Set the listing down again exactly, please, apart from its pictures.

++++++++

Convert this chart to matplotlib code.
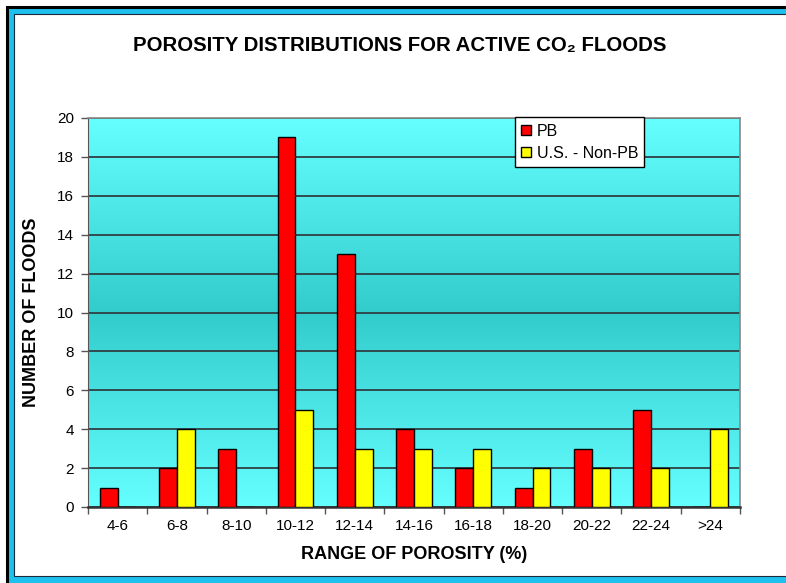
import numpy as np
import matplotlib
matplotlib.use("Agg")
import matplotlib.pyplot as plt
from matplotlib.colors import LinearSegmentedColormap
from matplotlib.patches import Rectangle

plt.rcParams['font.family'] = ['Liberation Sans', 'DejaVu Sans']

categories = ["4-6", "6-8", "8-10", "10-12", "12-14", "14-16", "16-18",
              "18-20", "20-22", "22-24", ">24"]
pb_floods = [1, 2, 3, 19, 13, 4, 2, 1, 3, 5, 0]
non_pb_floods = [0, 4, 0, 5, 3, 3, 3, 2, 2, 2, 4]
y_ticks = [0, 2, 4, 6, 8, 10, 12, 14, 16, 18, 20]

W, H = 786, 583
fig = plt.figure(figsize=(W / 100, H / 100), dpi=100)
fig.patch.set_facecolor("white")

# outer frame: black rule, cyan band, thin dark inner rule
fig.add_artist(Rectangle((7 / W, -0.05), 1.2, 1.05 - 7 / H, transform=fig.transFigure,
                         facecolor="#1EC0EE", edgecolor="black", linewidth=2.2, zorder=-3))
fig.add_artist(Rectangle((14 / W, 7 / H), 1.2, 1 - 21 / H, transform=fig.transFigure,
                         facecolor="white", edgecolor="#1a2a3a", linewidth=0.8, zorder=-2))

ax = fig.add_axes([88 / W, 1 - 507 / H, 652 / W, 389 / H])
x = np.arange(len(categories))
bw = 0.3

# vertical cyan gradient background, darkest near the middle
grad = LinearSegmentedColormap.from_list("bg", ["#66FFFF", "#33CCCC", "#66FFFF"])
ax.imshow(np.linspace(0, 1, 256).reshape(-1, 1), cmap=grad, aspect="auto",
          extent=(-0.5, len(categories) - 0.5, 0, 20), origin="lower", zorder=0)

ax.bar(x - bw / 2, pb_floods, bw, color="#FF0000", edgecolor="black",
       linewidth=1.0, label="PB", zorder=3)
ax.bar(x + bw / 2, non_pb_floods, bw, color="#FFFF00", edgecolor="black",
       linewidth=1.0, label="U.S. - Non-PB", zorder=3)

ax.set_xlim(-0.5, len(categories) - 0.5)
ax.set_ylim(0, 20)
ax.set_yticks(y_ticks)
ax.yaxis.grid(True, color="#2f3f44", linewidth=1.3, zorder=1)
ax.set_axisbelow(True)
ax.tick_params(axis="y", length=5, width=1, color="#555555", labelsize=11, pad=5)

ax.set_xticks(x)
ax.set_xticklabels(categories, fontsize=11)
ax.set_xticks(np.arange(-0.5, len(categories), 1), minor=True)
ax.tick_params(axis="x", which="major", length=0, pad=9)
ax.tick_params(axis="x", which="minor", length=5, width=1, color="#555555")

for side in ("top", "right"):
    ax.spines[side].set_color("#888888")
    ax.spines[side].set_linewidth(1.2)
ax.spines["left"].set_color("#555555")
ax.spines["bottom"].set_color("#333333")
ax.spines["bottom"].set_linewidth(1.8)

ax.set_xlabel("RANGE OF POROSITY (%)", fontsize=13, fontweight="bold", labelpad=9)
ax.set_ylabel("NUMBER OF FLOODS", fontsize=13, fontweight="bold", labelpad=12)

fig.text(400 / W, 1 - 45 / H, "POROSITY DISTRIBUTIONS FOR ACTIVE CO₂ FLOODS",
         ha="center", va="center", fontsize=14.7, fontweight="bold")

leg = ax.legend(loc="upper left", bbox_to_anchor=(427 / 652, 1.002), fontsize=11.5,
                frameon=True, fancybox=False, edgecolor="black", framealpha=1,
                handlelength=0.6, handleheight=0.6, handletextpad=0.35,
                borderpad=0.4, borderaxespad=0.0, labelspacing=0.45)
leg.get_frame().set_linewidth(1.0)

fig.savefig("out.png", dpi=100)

++++++++

▶ Right answer
Convert this chart to matplotlib code.
import numpy as np
import matplotlib
matplotlib.use("Agg")
import matplotlib.pyplot as plt
from matplotlib.colors import LinearSegmentedColormap
from matplotlib.patches import Rectangle

plt.rcParams['font.family'] = ['Liberation Sans', 'DejaVu Sans']

categories = ["4-6", "6-8", "8-10", "10-12", "12-14", "14-16", "16-18",
              "18-20", "20-22", "22-24", ">24"]
pb_floods = [1, 2, 3, 19, 13, 4, 2, 1, 3, 5, 0]
non_pb_floods = [0, 4, 0, 5, 3, 3, 3, 2, 2, 2, 4]
y_ticks = [0, 2, 4, 6, 8, 10, 12, 14, 16, 18, 20]

W, H = 786, 583
fig = plt.figure(figsize=(W / 100, H / 100), dpi=100)
fig.patch.set_facecolor("white")

# outer frame: black rule, cyan band, thin dark inner rule
fig.add_artist(Rectangle((7 / W, -0.05), 1.2, 1.05 - 7 / H, transform=fig.transFigure,
                         facecolor="#1EC0EE", edgecolor="black", linewidth=2.2, zorder=-3))
fig.add_artist(Rectangle((14 / W, 7 / H), 1.2, 1 - 21 / H, transform=fig.transFigure,
                         facecolor="white", edgecolor="#1a2a3a", linewidth=0.8, zorder=-2))

ax = fig.add_axes([88 / W, 1 - 507 / H, 652 / W, 389 / H])
x = np.arange(len(categories))
bw = 0.3

# vertical cyan gradient background, darkest near the middle
grad = LinearSegmentedColormap.from_list("bg", ["#66FFFF", "#33CCCC", "#66FFFF"])
ax.imshow(np.linspace(0, 1, 256).reshape(-1, 1), cmap=grad, aspect="auto",
          extent=(-0.5, len(categories) - 0.5, 0, 20), origin="lower", zorder=0)

ax.bar(x - bw / 2, pb_floods, bw, color="#FF0000", edgecolor="black",
       linewidth=1.0, label="PB", zorder=3)
ax.bar(x + bw / 2, non_pb_floods, bw, color="#FFFF00", edgecolor="black",
       linewidth=1.0, label="U.S. - Non-PB", zorder=3)

ax.set_xlim(-0.5, len(categories) - 0.5)
ax.set_ylim(0, 20)
ax.set_yticks(y_ticks)
ax.yaxis.grid(True, color="#2f3f44", linewidth=1.3, zorder=1)
ax.set_axisbelow(True)
ax.tick_params(axis="y", length=5, width=1, color="#555555", labelsize=11, pad=5)

ax.set_xticks(x)
ax.set_xticklabels(categories, fontsize=11)
ax.set_xticks(np.arange(-0.5, len(categories), 1), minor=True)
ax.tick_params(axis="x", which="major", length=0, pad=9)
ax.tick_params(axis="x", which="minor", length=5, width=1, color="#555555")

for side in ("top", "right"):
    ax.spines[side].set_color("#888888")
    ax.spines[side].set_linewidth(1.2)
ax.spines["left"].set_color("#555555")
ax.spines["bottom"].set_color("#333333")
ax.spines["bottom"].set_linewidth(1.8)

ax.set_xlabel("RANGE OF POROSITY (%)", fontsize=13, fontweight="bold", labelpad=9)
ax.set_ylabel("NUMBER OF FLOODS", fontsize=13, fontweight="bold", labelpad=12)

fig.text(400 / W, 1 - 45 / H, "POROSITY DISTRIBUTIONS FOR ACTIVE CO₂ FLOODS",
         ha="center", va="center", fontsize=14.7, fontweight="bold")

leg = ax.legend(loc="upper left", bbox_to_anchor=(427 / 652, 1.002), fontsize=11.5,
                frameon=True, fancybox=False, edgecolor="black", framealpha=1,
                handlelength=0.6, handleheight=0.6, handletextpad=0.35,
                borderpad=0.4, borderaxespad=0.0, labelspacing=0.45)
leg.get_frame().set_linewidth(1.0)

fig.savefig("out.png", dpi=100)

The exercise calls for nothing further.